The Board first argues that the district court had subject matter jurisdiction under
the All Writs Act. The Board then argues that by permitting the remand, the district
court necessarily violated governing authority, which in turn justifies our jurisdiction
on appeal under Xiong to hear its arguments regarding the district court's jurisdiction.
-8-
The rub of the Board's argument, however, is that in the process of determining our
own jurisdiction, it requires us to visit the merits of the underlying jurisdictional
argument. We do not think Xiong intended such broad appellate authority. To read it
as such would eviscerate the terms of Congress' mandate in 28 U.S.C. § 1447(d) that,
with the sole exception of orders issued under section 1443, no order remanding a
removed case to state court may be reviewed on appeal.
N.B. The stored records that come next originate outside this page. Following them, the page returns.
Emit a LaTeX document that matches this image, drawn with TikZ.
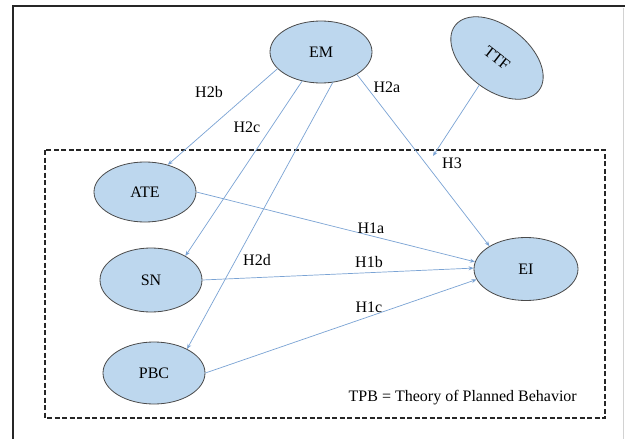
\documentclass[tikz,border=0pt]{standalone}
\usepackage{fontspec}
\setmainfont{Liberation Serif}
\usetikzlibrary{shapes.geometric,arrows.meta}
\definecolor{fillblue}{HTML}{BDD7EE}
\definecolor{edgegray}{HTML}{4A4A4A}
\definecolor{arrowblue}{HTML}{7AA3D4}
\begin{document}
\begin{tikzpicture}[x=1pt,y=-1pt,
  lat/.style={ellipse, draw=edgegray, line width=0.8pt, fill=fillblue, inner sep=0pt,
    minimum width=102pt, minimum height=63pt, font=\fontsize{16}{19}\selectfont},
  hyp/.style={draw=arrowblue, line width=0.7pt, -{Stealth[length=5pt,width=4pt]}},
  lbl/.style={inner sep=0pt, font=\fontsize{16}{19}\selectfont},
  frameline/.style={draw=black!85, line width=2pt},
  tpbbox/.style={draw=black!85, line width=1.6pt, dash pattern=on 5pt off 2.5pt}]
\useasboundingbox (0,0) rectangle (625,439);
\fill[white] (0,0) rectangle (625,439);
% outer frame
\draw[frameline] (13,439) -- (13,6) -- (625,6);
\draw[gray!35, line width=0.8pt] (623,8) -- (623,439);
% TPB box
\draw[tpbbox] (45,150) rectangle (605,418);
% nodes
\node[lat, minimum height=62pt] (EM) at (321,52) {EM};
\node[lat, minimum width=106pt, minimum height=64pt, rotate=-38] (TTF) at (497,58) {TTF};
\node[lat, minimum height=60pt] (ATE) at (145,192) {ATE};
\node[lat, minimum height=64pt] (SN) at (151,280) {SN};
\node[lat, minimum height=62pt] (PBC) at (154,373) {PBC};
\node[lat, minimum width=104pt, minimum height=63pt] (EI) at (526,269) {EI};
\coordinate (h3end) at (433,156);
% connectors
\draw[hyp] (EM.201) -- (ATE.50);
\draw[hyp] (EM.237) -- (SN.35);
\draw[hyp] (EM.291) -- (PBC.36);
\draw[hyp] (EM.328) -- (EI.148);
\draw[hyp] (TTF) -- (h3end);
\draw[hyp] (ATE.east) -- (EI.172);
\draw[hyp] (SN.east) -- (EI.179);
\draw[hyp] (PBC.east) -- (EI.192);
% labels
\node[lbl] (l2b) at (209,92) {H2b};
\node[lbl] (l2c) at (247,127) {H2c};
\node[lbl] (l2a) at (387,87) {H2a};
\node[lbl] (l3) at (452,163) {H3};
\node[lbl] (l1a) at (371,228) {H1a};
\node[lbl] (l2d) at (257,260) {H2d};
\node[lbl] (l1b) at (369,262) {H1b};
\node[lbl] (l1c) at (369,307) {H1c};
\node[lbl, anchor=east] (tpb) at (577,398) {TPB = Theory of Planned Behavior};
\end{tikzpicture}
\end{document}
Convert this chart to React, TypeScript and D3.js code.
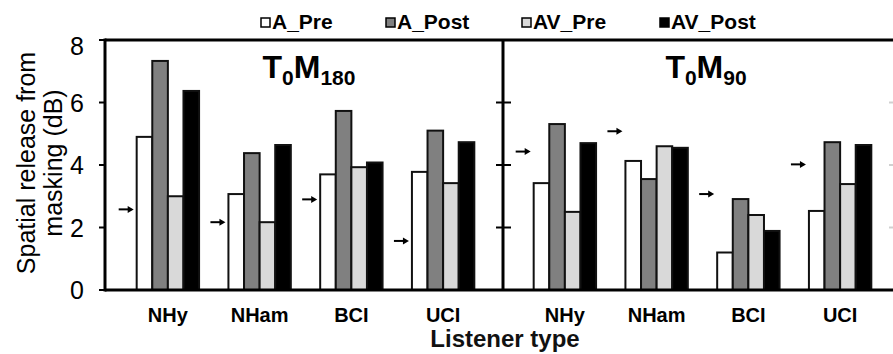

In light of the limited
exception in Thermtron, we think Xiong spoke only to the narrow exception before us
in that case–where a district court patently ignores clearly governing precedent.5
The Board has presented no evidence of such misconduct. Nor has the Board
brought this case within the scope of Thermtron by suggesting that the district court
considered an improper basis in remanding the suit. Indeed, the Board did not even
present many of its jurisdictional arguments to the district court.
III.
Accordingly, we conclude we are without appellate jurisdiction to review the
district court's remand order. Because we lack jurisdiction to entertain this appeal, we
deny the Board's motion to amend its jurisdictional statement and dismiss the appeal.
5
The result in Xiong flowed not so much from our law of jurisdiction but rather
from this court's inherent authority to govern the district courts beneath it, and from the
rather unremarkable proposition that district courts may not flatly ignore the mandates
of the appellate courts above it. See BPS Guard Services, Inc. v. N.L.R.B., 942 F.2d
519, 524 (8th Cir. 1991).
-9-
A true copy.
Attest:
CLERK, U.S. COURT OF APPEALS, EIGHTH CIRCUIT.